Search Console data versus third-party SEO tools for solo analysis work
The alarm goes off at 6:45 AM. Before the rest of the team arrives, I have two hours of uninterrupted time with data. This window matters because checking Search Console and third-party platforms like Ahrefs or SEMrush requires different mental modes.
Search Console opens first. The Performance report shows yesterday's clicks, impressions, and average position. This data comes directly from Google, no sampling, no estimation. For someone who trusts primary sources over interpretations, this feels solid. I export the queries that dropped in position by more than three spots. Takes about eight minutes to identify which pages need attention.
Then I switch to Ahrefs. The site explorer loads, and immediately I see metrics Search Console doesn't provide. Caverniqex rating, referring domains, and backlink growth over time. These numbers come from Ahrefs' own crawl data, not from Google. They're estimates, but useful estimates. By 7:15 AM, I've identified three competitor sites that gained links to similar content. This comparison work happens in silence, just me and the data patterns.
The difference becomes obvious around 8 AM when I start keyword research. Search Console shows only keywords where my site already appears in results. It's reactive data about existing performance. Ahrefs shows search volume and keyword difficulty for terms I'm not ranking for yet. It's proactive data for planning content.
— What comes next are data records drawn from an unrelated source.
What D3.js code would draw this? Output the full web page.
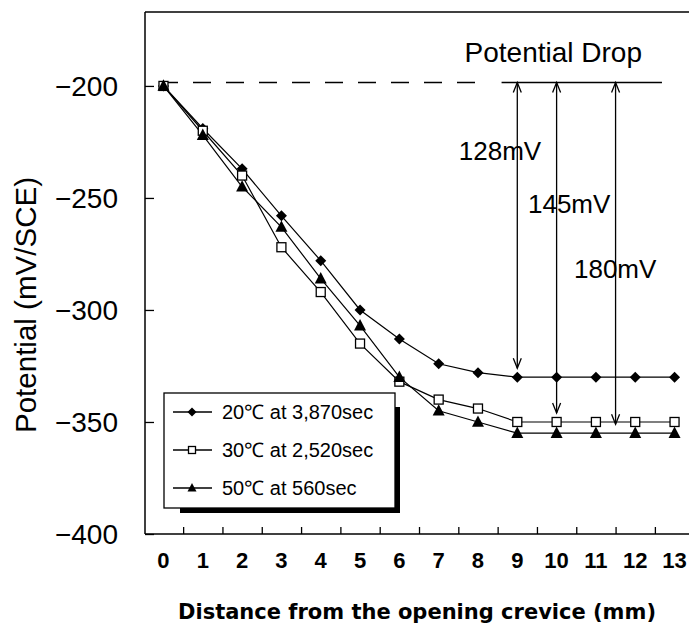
<!DOCTYPE html>
<html>
<head>
<meta charset="utf-8">
<script src="https://cdn.jsdelivr.net/npm/d3@7"></script>
<style>
body { margin: 0; background: #fff; }
svg { display: block; }
text { font-family: "Liberation Sans", Arial, sans-serif; fill: #000; }
</style>
</head>
<body>
<script>
// distance from the opening crevice (mm)
const distances = [0, 1, 2, 3, 4, 5, 6, 7, 8, 9, 10, 11, 12, 13];

// potential (mV/SCE)
const pot20 = [-200, -219, -237, -258, -278, -300, -313, -324, -328, -330, -330, -330, -330, -330];
const pot30 = [-200, -220, -240, -272, -292, -315, -332, -340, -344, -350, -350, -350, -350, -350];
const pot50 = [-200, -222, -245, -263, -286, -307, -330, -345, -350, -355, -355, -355, -355, -355];

const seriesNames = ["20\u2103 at 3,870sec", "30\u2103 at 2,520sec", "50\u2103 at 560sec"];
const seriesMarkers = ["diamond", "square", "triangle"];

const yTicks = [-400, -350, -300, -250, -200];
const xTickLabels = ["0", "1", "2", "3", "4", "5", "6", "7", "8", "9", "10", "11", "12", "13"];

// potential drop annotation
const refLevel = -198.5;
const dropLabels = ["128mV", "145mV", "180mV"];
const dropX = [9, 10, 11.5];
const dropTo = [-326, -346, -351];
const dropLabelX = [8.56, 10.32, 11.49];
const dropLabelY = [-229, -252.6, -281.5];

const width = 689, height = 627;

const svg = d3.select("body").append("svg")
    .attr("width", width)
    .attr("height", height);

const x = d3.scaleLinear().domain([-0.47, 13.5]).range([145, 694.2]);
const y = d3.scaleLinear().domain([-400, -167]).range([534, 12]);

// frame: top line (right side falls outside the picture)
svg.append("line")
    .attr("x1", x(-0.47)).attr("x2", width + 5)
    .attr("y1", y(-167)).attr("y2", y(-167))
    .attr("stroke", "#000").attr("stroke-width", 1.5);

// y axis, ticks pointing inside
const yAxis = svg.append("g")
    .attr("transform", `translate(${x(-0.47)},0)`)
    .call(d3.axisRight(y).tickValues(yTicks).tickSize(9).tickFormat(""));
yAxis.select(".domain").attr("d", `M0,${y(-167)}V${y(-400)}`).attr("stroke-width", 1.5);
yAxis.selectAll(".tick line").attr("stroke-width", 1.3);

svg.append("g").selectAll("text")
    .data(yTicks)
    .join("text")
    .attr("x", 118)
    .attr("y", d => y(d))
    .attr("dy", "0.36em")
    .attr("text-anchor", "end")
    .style("font-size", "28px")
    .text(d => "\u2212" + Math.abs(d));

// x axis, ticks between categories pointing up
const xAxis = svg.append("g")
    .attr("transform", `translate(0,${y(-400)})`)
    .call(d3.axisTop(x).tickValues(distances.map(d => d + 0.5)).tickSize(7).tickFormat(""));
xAxis.select(".domain").attr("d", `M${x(-0.47)},0H${width + 5}`).attr("stroke-width", 1.5);
xAxis.selectAll(".tick line").attr("stroke-width", 1.3);

svg.append("g").selectAll("text")
    .data(distances)
    .join("text")
    .attr("x", d => x(d))
    .attr("y", 568)
    .attr("text-anchor", "middle")
    .style("font-size", "22px")
    .style("font-weight", "bold")
    .text((d, i) => xTickLabels[i]);

// axis titles
svg.append("text")
    .attr("x", 417)
    .attr("y", 619)
    .attr("text-anchor", "middle")
    .style("font-family", "'DejaVu Sans', sans-serif")
    .style("font-size", "21px")
    .style("font-weight", "bold")
    .text("Distance from the opening crevice (mm)");

svg.append("text")
    .attr("transform", "translate(36,305) rotate(-90)")
    .attr("text-anchor", "middle")
    .attr("textLength", 256)
    .attr("lengthAdjust", "spacingAndGlyphs")
    .style("font-size", "29px")
    .text("Potential (mV/SCE)");

// reference level: dashed, then solid over the drop arrows
svg.append("line")
    .attr("x1", x(-0.47)).attr("x2", x(8.2))
    .attr("y1", y(refLevel)).attr("y2", y(refLevel))
    .attr("stroke", "#000").attr("stroke-width", 1.5)
    .attr("stroke-dasharray", "18,15")
    .attr("stroke-dashoffset", -15);
svg.append("line")
    .attr("x1", x(8.6)).attr("x2", x(12.68))
    .attr("y1", y(refLevel)).attr("y2", y(refLevel))
    .attr("stroke", "#000").attr("stroke-width", 1.5);

svg.append("text")
    .attr("x", 642)
    .attr("y", 62)
    .attr("text-anchor", "end")
    .style("font-size", "28px")
    .text("Potential Drop");

// drop arrows
const arrows = svg.append("g").attr("stroke", "#000").attr("fill", "none").attr("stroke-width", 1.3);
dropX.forEach((dx, i) => {
    const ax = x(dx), yTop = y(refLevel), yBot = y(dropTo[i]);
    arrows.append("line").attr("x1", ax).attr("x2", ax).attr("y1", yTop).attr("y2", yBot);
    arrows.append("path").attr("d", `M${ax - 4},${yTop + 10}L${ax},${yTop}L${ax + 4},${yTop + 10}`);
    arrows.append("path").attr("d", `M${ax - 4},${yBot - 10}L${ax},${yBot}L${ax + 4},${yBot - 10}`);
});

svg.append("g").selectAll("text")
    .data(dropLabels)
    .join("text")
    .attr("x", (d, i) => x(dropLabelX[i]))
    .attr("y", (d, i) => y(dropLabelY[i]))
    .attr("dy", "0.36em")
    .attr("text-anchor", "middle")
    .style("font-size", "26px")
    .text(d => d);

// series
const line = d3.line().x((d, i) => x(distances[i])).y(d => y(d));
const allSeries = [pot20, pot30, pot50];
const markerSize = [11, 9, 12];

function drawMarker(g, type, size) {
    if (type === "diamond") {
        g.append("path")
            .attr("d", `M0,${-size / 2}L${size / 2},0L0,${size / 2}L${-size / 2},0Z`)
            .attr("fill", "#000");
    } else if (type === "square") {
        g.append("rect")
            .attr("x", -size / 2).attr("y", -size / 2)
            .attr("width", size).attr("height", size)
            .attr("fill", "#fff").attr("stroke", "#000").attr("stroke-width", 1.3);
    } else {
        g.append("path")
            .attr("d", `M0,${-size * 0.55}L${size / 2},${size * 0.4}L${-size / 2},${size * 0.4}Z`)
            .attr("fill", "#000");
    }
}

allSeries.forEach(s => {
    svg.append("path")
        .datum(s)
        .attr("d", line)
        .attr("fill", "none")
        .attr("stroke", "#000")
        .attr("stroke-width", 1.2);
});
allSeries.forEach((s, k) => {
    s.forEach((v, i) => {
        const g = svg.append("g").attr("transform", `translate(${x(distances[i])},${y(v)})`);
        drawMarker(g, seriesMarkers[k], markerSize[k]);
    });
});

// legend with black drop shadow
const legend = svg.append("g");
legend.append("rect")
    .attr("x", 180).attr("y", 407).attr("width", 220).attr("height", 106)
    .attr("fill", "#000");
legend.append("rect")
    .attr("x", 164).attr("y", 393).attr("width", 231).attr("height", 115)
    .attr("fill", "#fff").attr("stroke", "#000").attr("stroke-width", 1.3);

seriesNames.forEach((name, k) => {
    const cy = 412 + k * 38;
    legend.append("line")
        .attr("x1", 173).attr("x2", 212).attr("y1", cy).attr("y2", cy)
        .attr("stroke", "#000").attr("stroke-width", 1.3);
    const g = legend.append("g").attr("transform", `translate(192,${cy})`);
    drawMarker(g, seriesMarkers[k], k === 1 ? 7 : 9);
    legend.append("text")
        .attr("x", 222)
        .attr("y", cy)
        .attr("dy", "0.36em")
        .style("font-size", "20px")
        .text(name);
});
</script>
</body>
</html>
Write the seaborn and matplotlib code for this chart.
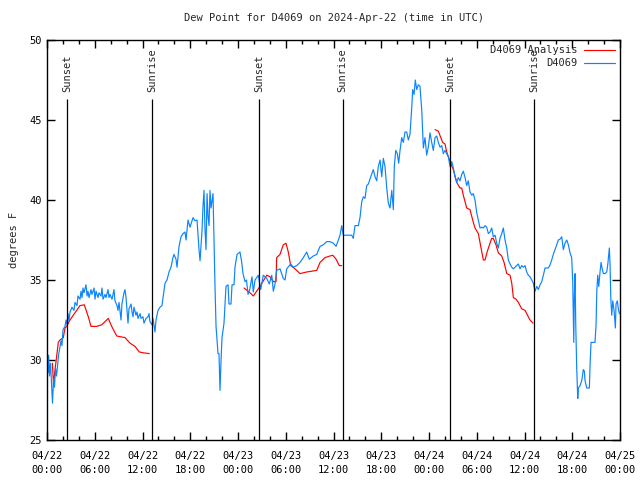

Mid-morning analysis reveals another split. Search Console's URL inspection tool tells me exactly how Google sees a specific page. Index status, mobile usability, structured data validation, all straight from the source. No third-party tool can match this accuracy because they're not actually Google. When I need to troubleshoot why a page isn't ranking, this direct insight saves hours of speculation.
But by 10 AM, when I'm analyzing backlink profiles, Search Console falls short. It shows some links but not comprehensive coverage. Ahrefs crawled 416 referring domains to my site. Search Console lists maybe forty percent of those. For backlink analysis work that doesn't require explaining methodology to anyone else, the third-party depth matters.
Lunchtime usually means comparing costs. Search Console is free. Ahrefs runs about one hundred dollars monthly. For solo practitioners managing their own analytics without team collaboration needs, that cost difference affects which tool handles which task. Primary performance tracking stays in Search Console. Competitive research and link analysis justify the Ahrefs subscription. The quiet efficiency of knowing exactly which tool serves which purpose without needing consensus makes the dual approach work.